*Task objective*.
Tell how many lines in the data below include the word "this". The answer is the number only.

— START Available data —

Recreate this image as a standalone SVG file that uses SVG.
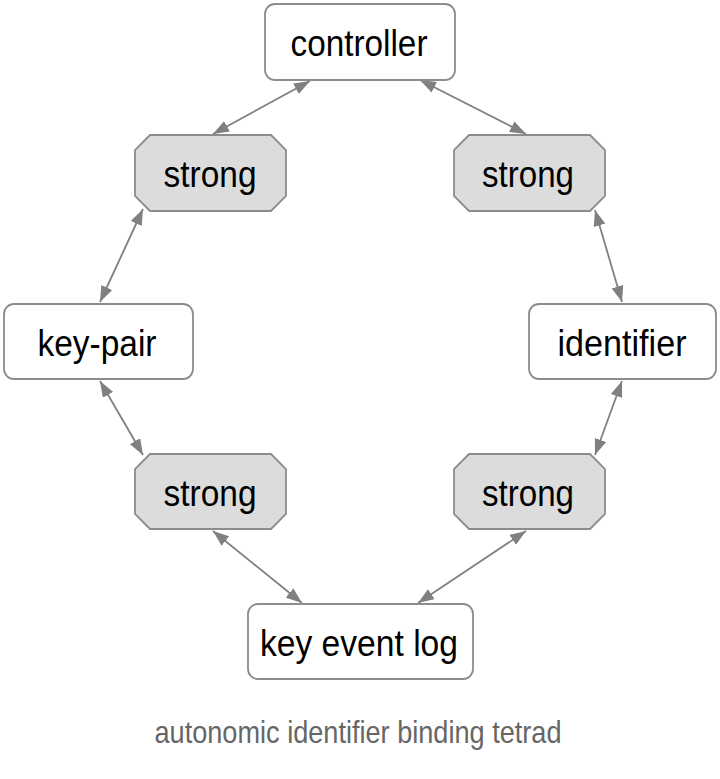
<svg xmlns="http://www.w3.org/2000/svg" width="720" height="779" viewBox="0 0 720 779">
<style>
.box{fill:#ffffff;stroke:#8c8c8c;stroke-width:1.8}
.oct{fill:#dcdcdc;stroke:#8c8c8c;stroke-width:1.8}
.lbl{font-family:"Liberation Sans",Arial,sans-serif;font-size:37px;fill:#000;text-anchor:middle}
.cap{font-family:"Liberation Sans",Arial,sans-serif;font-size:32px;fill:#666666;text-anchor:middle}
.edge{stroke:#808080;stroke-width:1.8;fill:none;marker-start:url(#ah);marker-end:url(#ah)}
</style>
<defs>
<marker id="ah" viewBox="0 0 16 12" refX="16" refY="6" markerWidth="16" markerHeight="12" markerUnits="userSpaceOnUse" orient="auto-start-reverse">
<path d="M0,0 L16,6 L0,12 z" fill="#808080"/>
</marker>
</defs>
<rect width="720" height="779" fill="#ffffff"/>
<g id="connectors">
<line class="edge" x1="310" y1="81" x2="213" y2="134"/>
<line class="edge" x1="420" y1="80" x2="526" y2="134"/>
<line class="edge" x1="143" y1="209" x2="100" y2="302"/>
<line class="edge" x1="595" y1="210" x2="622" y2="302"/>
<line class="edge" x1="100" y1="381" x2="143" y2="455"/>
<line class="edge" x1="622" y1="381" x2="595" y2="455"/>
<line class="edge" x1="213" y1="531" x2="302" y2="603"/>
<line class="edge" x1="526" y1="531" x2="418" y2="603"/>
</g>
<g id="controller">
<rect class="box" x="265" y="4" width="190" height="76" rx="10"/>
<text class="lbl" x="359" y="56" textLength="137" lengthAdjust="spacingAndGlyphs">controller</text>
</g>
<g id="strong-tl">
<polygon class="oct" points="150,135 271,135 286,150 286,196 271,211 150,211 135,196 135,150"/>
<text class="lbl" x="210" y="187" textLength="93" lengthAdjust="spacingAndGlyphs">strong</text>
</g>
<g id="strong-tr">
<polygon class="oct" points="469,135 590,135 605,150 605,196 590,211 469,211 454,196 454,150"/>
<text class="lbl" x="528" y="187" textLength="92" lengthAdjust="spacingAndGlyphs">strong</text>
</g>
<g id="key-pair">
<rect class="box" x="4" y="304" width="189" height="75" rx="10"/>
<text class="lbl" x="97" y="356" textLength="119" lengthAdjust="spacingAndGlyphs">key-pair</text>
</g>
<g id="identifier">
<rect class="box" x="529" y="304" width="187" height="75" rx="10"/>
<text class="lbl" x="622" y="356" textLength="129" lengthAdjust="spacingAndGlyphs">identifier</text>
</g>
<g id="strong-bl">
<polygon class="oct" points="150,454 271,454 286,469 286,514 271,529 150,529 135,514 135,469"/>
<text class="lbl" x="210" y="506" textLength="93" lengthAdjust="spacingAndGlyphs">strong</text>
</g>
<g id="strong-br">
<polygon class="oct" points="469,454 590,454 605,469 605,514 590,529 469,529 454,514 454,469"/>
<text class="lbl" x="528" y="506" textLength="92" lengthAdjust="spacingAndGlyphs">strong</text>
</g>
<g id="key-event-log">
<rect class="box" x="248" y="604" width="225" height="75" rx="10"/>
<text class="lbl" x="359" y="656" textLength="198" lengthAdjust="spacingAndGlyphs">key event log</text>
</g>
<g id="caption">
<text class="cap" x="358" y="743" textLength="407" lengthAdjust="spacingAndGlyphs">autonomic identifier binding tetrad</text>
</g>
</svg>
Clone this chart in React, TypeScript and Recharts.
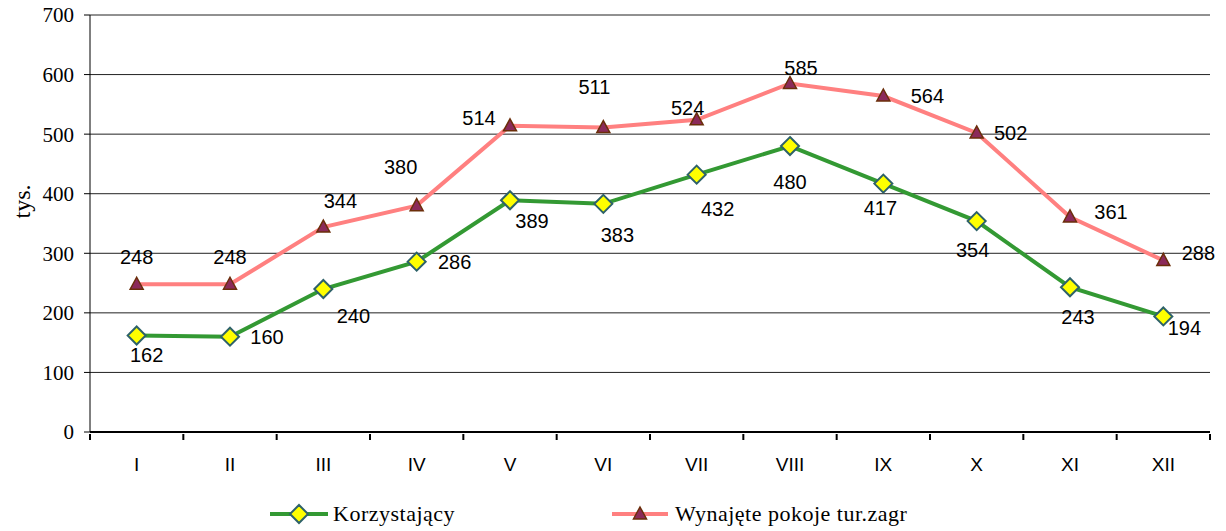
import React from 'react';
import { LineChart, Line, XAxis, YAxis, CartesianGrid, Legend, LabelList, Label } from 'recharts';

// months as roman numerals
const months = ['I', 'II', 'III', 'IV', 'V', 'VI', 'VII', 'VIII', 'IX', 'X', 'XI', 'XII'];
const korzystajacy = [162, 160, 240, 286, 389, 383, 432, 480, 417, 354, 243, 194];
const wynajete = [248, 248, 344, 380, 514, 511, 524, 585, 564, 502, 361, 288];
const yTicks = [0, 100, 200, 300, 400, 500, 600, 700];

const GREEN = '#339933';
const PINK = '#ff8080';
const SANS = '"Liberation Sans", Arial, sans-serif';
const SERIF = '"Liberation Serif", "Times New Roman", serif';

// label offsets (dx, dy) from each point, like the hand-placed labels in the original
const greenLabelPos = [[10, 20], [37, 0], [30, 27], [38, 0], [22, 21], [14, 31], [21, 34], [0, 36], [-3, 24], [-4, 29], [8, 30], [21, 12]];
const pinkLabelPos = [[0, -27], [0, -27], [17, -26], [-16, -39], [-31, -8], [-9, -41], [-9, -12], [11, -16], [44, 0], [34, 0], [41, -5], [35, -7]];

const data = months.map((m, i) => ({ m, k: korzystajacy[i], w: wynajete[i] }));

const Diamond = ({ cx, cy }: any) => (
  <path d={`M${cx},${cy - 9} L${cx + 9},${cy} L${cx},${cy + 9} L${cx - 9},${cy} Z`} fill="#ffff00" stroke="#2e6269" strokeWidth={2} />
);

const Triangle = ({ cx, cy }: any) => (
  <path d={`M${cx},${cy - 7} L${cx + 6.5},${cy + 5} L${cx - 6.5},${cy + 5} Z`} fill="#8b2a5a" stroke="#6b2e0a" strokeWidth={1.5} />
);

const makeLabel = (pos: number[][]) => (p: any) => {
  const [dx, dy] = pos[p.index] || [0, 0];
  return (
    <text x={p.x + dx} y={p.y + dy} textAnchor="middle" dominantBaseline="central" fontFamily={SANS} fontSize={20} fill="#000">
      {p.value}
    </text>
  );
};

const MonthTick = (props: any) => {
  const { x, y, payload, index } = props;
  const half = payload.offset || 0;
  return (
    <g>
      <line x1={x - half} y1={y} x2={x - half} y2={y + 6} stroke="#000" strokeWidth={2} />
      {index === months.length - 1 && <line x1={x + half} y1={y} x2={x + half} y2={y + 6} stroke="#000" strokeWidth={2} />}
      <text x={x} y={y + 37} textAnchor="middle" fontFamily={SANS} fontSize={19} fill="#000">{payload.value}</text>
    </g>
  );
};

const LegendBox = () => (
  <div style={{ position: 'relative', width: 1226, height: 44 }}>
    <svg width={1226} height={44} style={{ position: 'absolute', left: 0, top: 0 }}>
      <line x1={270} y1={27} x2={328} y2={27} stroke={GREEN} strokeWidth={4} />
      <Diamond cx={299} cy={27} />
      <text x={333} y={34} fontFamily={SERIF} fontSize={22} letterSpacing={0.5} fill="#000">Korzystający</text>
      <line x1={612} y1={27} x2={668} y2={27} stroke={PINK} strokeWidth={4} />
      <Triangle cx={640} cy={27} />
      <text x={675} y={34} fontFamily={SERIF} fontSize={22} letterSpacing={0.5} fill="#000">Wynajęte pokoje tur.zagr</text>
    </svg>
  </div>
);

export default function App() {
  return (
    <div style={{ position: 'absolute', left: 0, top: 0, background: '#fff' }}>
      <LineChart width={1226} height={531} data={data} margin={{ top: 15, right: 16, left: 0, bottom: 0 }}>
        <CartesianGrid vertical={false} stroke="#222" />
        <XAxis dataKey="m" scale="band" height={55} axisLine={{ stroke: '#000', strokeWidth: 2 }} tickLine={false} tickSize={0} tick={<MonthTick />} interval={0} />
        <YAxis width={90} domain={[0, 700]} ticks={yTicks} interval={0} axisLine={{ stroke: '#000' }} tickLine={{ stroke: '#000' }} tickSize={6} tickMargin={10}
          tick={{ fontFamily: SERIF, fontSize: 21, fill: '#000' }}>
          <Label content={({ viewBox }: any) => (
            <text x={viewBox.x + 22} y={viewBox.y + viewBox.height / 2 - 22} transform={`rotate(-90, ${viewBox.x + 22}, ${viewBox.y + viewBox.height / 2 - 22})`}
              textAnchor="middle" dominantBaseline="central" fontFamily={SERIF} fontSize={24} fill="#000">tys.</text>
          )} />
        </YAxis>
        <Legend verticalAlign="bottom" content={<LegendBox />} />
        <Line type="linear" dataKey="w" name="Wynajęte pokoje tur.zagr" stroke={PINK} strokeWidth={4} isAnimationActive={false}
          dot={(p: any) => <Triangle key={`t${p.index}`} cx={p.cx} cy={p.cy} />} activeDot={false}>
          <LabelList dataKey="w" content={makeLabel(pinkLabelPos)} />
        </Line>
        <Line type="linear" dataKey="k" name="Korzystający" stroke={GREEN} strokeWidth={4} isAnimationActive={false}
          dot={(p: any) => <Diamond key={`d${p.index}`} cx={p.cx} cy={p.cy} />} activeDot={false}>
          <LabelList dataKey="k" content={makeLabel(greenLabelPos)} />
        </Line>
      </LineChart>
    </div>
  );
}
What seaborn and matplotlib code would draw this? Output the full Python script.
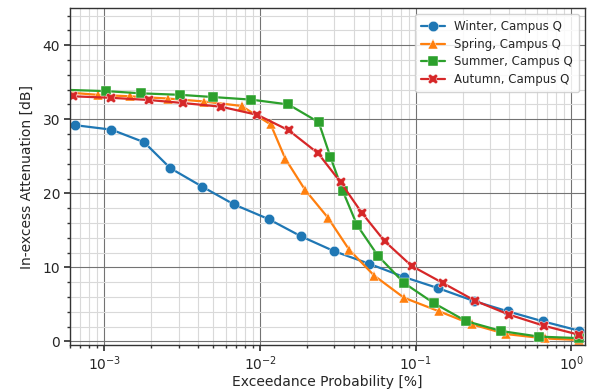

— END Available data —

*Answer to the task*.
3